Ken Cataldo can usually move a lot of Volkswagens in February — 120 in a normal year, maybe 130 if the economy is humming and his sales team is feeling it.
But this month, with just nine days left on the clock, Colonial Volkswagen of Medford had sold 37 cars.
"Literally, there's nobody," said an exasperated Cataldo, general manager of the dealership. "I've never seen anything like it. This has been the worst two weeks of my life."
Cataldo and other car dealers across Massachusetts said new car sales and repair business have plunged this year, as snow-weary drivers put off buying new rides until spring. Cruelly, the latest blizzard hit over Presidents' Day weekend, which dealers use to launch the sales season by offering steep discounts. Instead, customers were stuck at home, and salespeople spent the holiday weekend rearranging car lots to make way for plows.
"It's very important psychologically, because it gets people out of the winter doldrums and into a spring-like mindset. Obviously, that didn't happen this year," said Robert O'Koniewski, the executive vice president of the Massachusetts State Automobile Dealers Association.
Colonial Volkswagen usually sells 30 cars on Presidents' Day, then four or five cars each day the following week as salespeople finalize deals with stragglers who browsed over the weekend. This year, it sold 18 cars on Presidents' Day, and only a handful the following workweek.
Consumers cited a number of weather-related reasons they are putting off buying cars. Alan Brandon, a 49-year-old technical writer from Pepperell, said he was looking forward to Presidents' Day deals to buy a new Ford Escape that got better gas mileage than his current vehicle. Last weekend's storm spoiled that plan, and now he's waiting for the weather to improve before heading to a dealer.
"I don't really want to stand around in the parking lot and haggle if it's sleeting or something," he said. "Besides, with the snow banks up here, it would be hard to even turn out of the lot for a test drive."
Brandon said he also worried about immediately scratching up a brand-new car with an ice scraper, or smashing its bumper into a snowbank while parking, or tracking muddy snowmelt onto its spotless carpets.
Even the state's largest chains are struggling. Herb Chambers, who runs 55 dealerships across Massachusetts, said he expected sales this month to be up 10 percent over last year. Instead, sales are down 20 percent. He has spent more than $1 million clearing snow from car lots and roofs. Also, Chambers is paying workers to stay for more hours so they can catch up on repair jobs and help clean up after storms.
"It's terribly disappointing. We've lost a huge amount of money," Chambers said. "Luckily, it has nothing to do with the industry. I believe we'll make up the sales. The thing we won't make up is the cost of snow removal."
One upside for dealers is that most consumers are like Brandon — they buy cars after deciding they definitely need one, so the business lost this winter may come back in the spring.

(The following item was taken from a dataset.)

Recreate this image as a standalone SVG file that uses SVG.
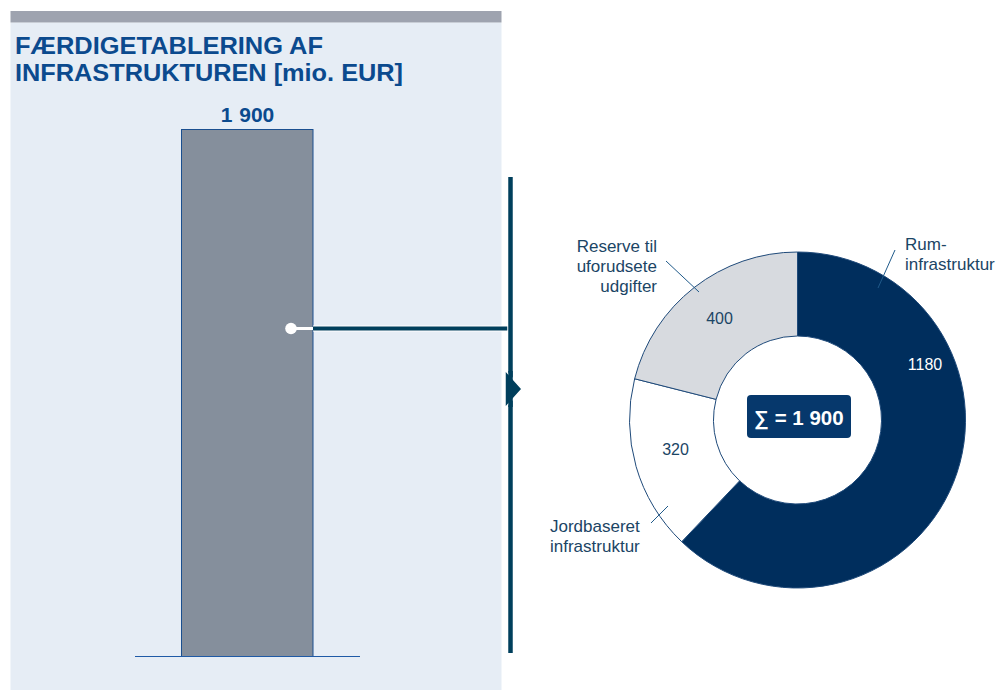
<svg xmlns="http://www.w3.org/2000/svg" width="997" height="690" viewBox="0 0 997 690">
  <style>
    .title { font-family: "Liberation Sans", Arial, sans-serif; font-weight: bold; font-size: 24.5px; fill: #0B4A8E; }
    .val { font-family: "Liberation Sans", Arial, sans-serif; font-weight: bold; font-size: 21px; fill: #0B4A8E; word-spacing: 1px; }
    .lbl { font-family: "Liberation Sans", Arial, sans-serif; font-size: 17px; fill: #1B4565; }
    .num { font-family: "Liberation Sans", Arial, sans-serif; font-size: 16px; fill: #1B4565; }
    .numw { font-family: "Liberation Sans", Arial, sans-serif; font-size: 16px; fill: #FFFFFF; }
    .sum { font-family: "Liberation Sans", Arial, sans-serif; font-weight: bold; font-size: 20.5px; fill: #FFFFFF; }
    .seg { stroke: #1F4A7A; stroke-width: 1; }
    .leader { stroke: #1F5A8A; stroke-width: 1; fill: none; }
  </style>

  <rect width="997" height="690" fill="#FFFFFF"/>

  <g id="panel">
    <rect x="10.5" y="22.5" width="491" height="668" fill="#E6EDF5"/>
    <rect x="10.5" y="11" width="491" height="11.5" fill="#9EA3AF"/>
  </g>

  <g id="title">
    <text class="title" x="15" y="53.5" textLength="308" lengthAdjust="spacingAndGlyphs">FÆRDIGETABLERING AF</text>
    <text class="title" x="15" y="81" textLength="388" lengthAdjust="spacingAndGlyphs">INFRASTRUKTUREN [mio. EUR]</text>
  </g>

  <g id="bar">
    <rect x="181.5" y="129.5" width="131.5" height="527" fill="#858F9C" stroke="#1A4F8F" stroke-width="1"/>
    <line x1="135" y1="656.5" x2="360" y2="656.5" stroke="#1F5AA6" stroke-width="1.2"/>
    <text class="val" x="247.5" y="121.5" text-anchor="middle">1 900</text>
  </g>

  <g id="connectors">
    <line x1="291" y1="328.5" x2="313" y2="328.5" stroke="#FFFFFF" stroke-width="3"/>
    <circle cx="291" cy="328.5" r="5.8" fill="#FFFFFF"/>
    <line x1="313" y1="328.5" x2="510" y2="328.5" stroke="#FFFFFF" stroke-width="6"/>
    <line x1="313" y1="328.5" x2="510" y2="328.5" stroke="#003F5C" stroke-width="4"/>
    <line x1="510.5" y1="177" x2="510.5" y2="653" stroke="#FFFFFF" stroke-width="6.5"/>
    <line x1="510.5" y1="177" x2="510.5" y2="653" stroke="#003F5C" stroke-width="4.5"/>
    <polygon points="505,370 522,389 505,408" fill="#003F5C" stroke="#FFFFFF" stroke-width="1.5" stroke-linejoin="miter"/>
    <line x1="510.5" y1="371" x2="510.5" y2="407" stroke="#003F5C" stroke-width="4.5"/>
  </g>

  <g id="donut">
    <g id="seg-rum">
      <path class="seg" d="M 797.5 252 A 168 168 0 1 1 681.7 541.7 L 739.6 480.85 A 84 84 0 1 0 797.5 336 Z" fill="#002E5D" stroke="#002E5D"/>
    </g>
    <g id="seg-jord">
      <path class="seg" d="M 681.7 541.7 A 168 168 0 0 1 634.64 378.76 L 716.07 399.38 A 84 84 0 0 0 739.6 480.85 Z" fill="#FFFFFF"/>
    </g>
    <g id="seg-reserve">
      <path class="seg" d="M 634.64 378.76 A 168 168 0 0 1 797.5 252 L 797.5 336 A 84 84 0 0 0 716.07 399.38 Z" fill="#D7DADF"/>
    </g>
    <text class="numw" x="925" y="370" text-anchor="middle">1180</text>
    <text class="num" x="719.5" y="324" text-anchor="middle">400</text>
    <text class="num" x="675.5" y="455" text-anchor="middle">320</text>
  </g>

  <g id="sum">
    <rect x="747" y="395" width="104" height="43" rx="4" ry="4" fill="#06386C"/>
    <text class="sum" x="799" y="425" text-anchor="middle">∑ = 1 900</text>
  </g>

  <g id="label-rum">
    <line class="leader" x1="895" y1="250" x2="878" y2="288"/>
    <text class="lbl" x="905" y="250">Rum-</text>
    <text class="lbl" x="905" y="270">infrastruktur</text>
  </g>

  <g id="label-reserve">
    <line class="leader" x1="666" y1="261" x2="699" y2="292"/>
    <text class="lbl" x="657" y="252" text-anchor="end">Reserve til</text>
    <text class="lbl" x="657" y="272" text-anchor="end">uforudsete</text>
    <text class="lbl" x="657" y="292" text-anchor="end">udgifter</text>
  </g>

  <g id="label-jord">
    <line class="leader" x1="651" y1="523" x2="668" y2="506"/>
    <text class="lbl" x="550" y="532">Jordbaseret</text>
    <text class="lbl" x="550" y="552">infrastruktur</text>
  </g>
</svg>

But that delay comes with a price tag: All but the largest chains take out loans from banks or manufacturers to buy their inventory of vehicles, paying financing fees for each day a car sits unsold on their lots. And with many manufacturers extending Presidents' Day sales another week or two because of the snow, dealers are also spending more on advertising to notify shoppers of the additional sale dates.
"We spent a tremendous amount of money on TV ads and direct mailings this month, and it's too late to get out of that commitment by the time you see the forecast," said Scott Dube, president of Bill Dube Hyundai in Wilmington. "Maybe we'll eventually satisfy the pent-up demand in March or April, but we'll have to spend just as much on ads to attract people then. Now, we've spent double the money for the same result."
Dube said business at his service department is down by half. Customers have even been canceling appointments scheduled for the day before a storm. And because his customers are already missing work due to the weather, they are reluctant to take more time off for rescheduled service appointments. Dube said each one-day storm can quickly become three days of lost productivity and business.
Add to that the expense of clearing and sanding his lot, along with the challenge of keeping morale high among employees who depend on commission, and February is shaping up to be a tough month.
"It's death by a thousand papercuts," Dube said. "I've been buying [employees] lunch, trying to keep everyone's head in the game, but it's hard to stay jazzed when you're shoveling out cars and not making any money."